My flight arrived late at the Incheon airport Saturday night. By the time we made it to Laurie’s house, it was after 11pm. They live right in the middle of Seoul. Their location is perfect for exploring the city!

Sunday morning, we went to the Seoul Tower. It is located in a large park in the center of Seoul.

We had a short walk to the top and stopped for pictures along the way. Seoul Tower is the tall structure in the first picture. The city stretches out for miles and miles. So many tall buildings.

As we approached the area around the Tower, we saw the actual Geographical Center of Seoul.

Part of Seoul’s history is the stone wall surrounding the city. The city has since spread beyond the wall, but the wall continues to be maintained and preserved.

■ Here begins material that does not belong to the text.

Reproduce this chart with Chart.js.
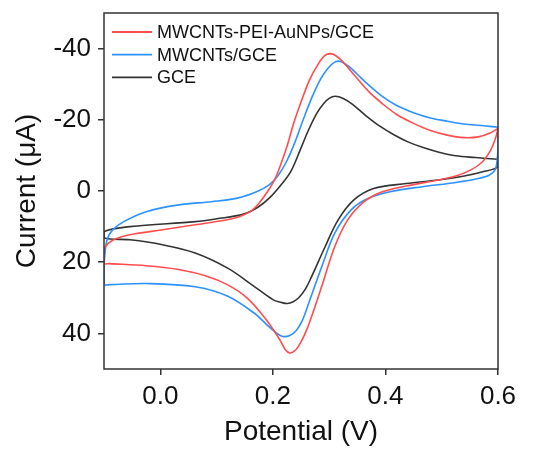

We arrived a little early and wandered around the park while we waited for the Tower to open. Seoul has their own version of “love locks.” They were mostly concentrated in a specific area of the park. We did observe locks being cut off that were not placed in the appropriate area.

Shortly after 10 am, we bought our tickets and took the 25 second elevator ride to the top of the tower (236m high – 480m high including the mountain). As we walked around the observation deck, we enjoyed a tub of popcorn and a beer. Sightseeing and beer at the top of a tall tower. What a great way to start the day!

Can you guess where I took this picture?

Yes! In the bathroom stall! Check out the sign.

After our visit to the Tower, we worked our way through the park and back to the house for lunch.

We stopped near the base to look at the many different kimchi pots. They are very cool, but I don’t think one of these will fit in my luggage! The shop owner was very nice and offered to take our picture.

We returned home to eat lunch and relax a little bit before walking over to the National Museum of Korea. I still can’t get over where they live – literally right in the middle of the city. Conveniently located to everything!

The National Museum of Korea was built on the land that used to be the US Army golf course. It has since been turned into a beautiful museum with lovely gardens.

Throughout the gardens were numerous statues and pagodas.

It was easy to identify the distinctive differences in the color patterns of Korean structures compared with Japanese structures. There was much more elaborate painting using blues and aqua. This shelter housed a large bell.

Inside the Museum were numerous exhibits about Korean history, shipwreck artifacts, pottery, and crafts. We walked through about half the Museum before running out of time. The Museum is free to visit. If we have time later during my visit we can return. There really is so much to see and learn!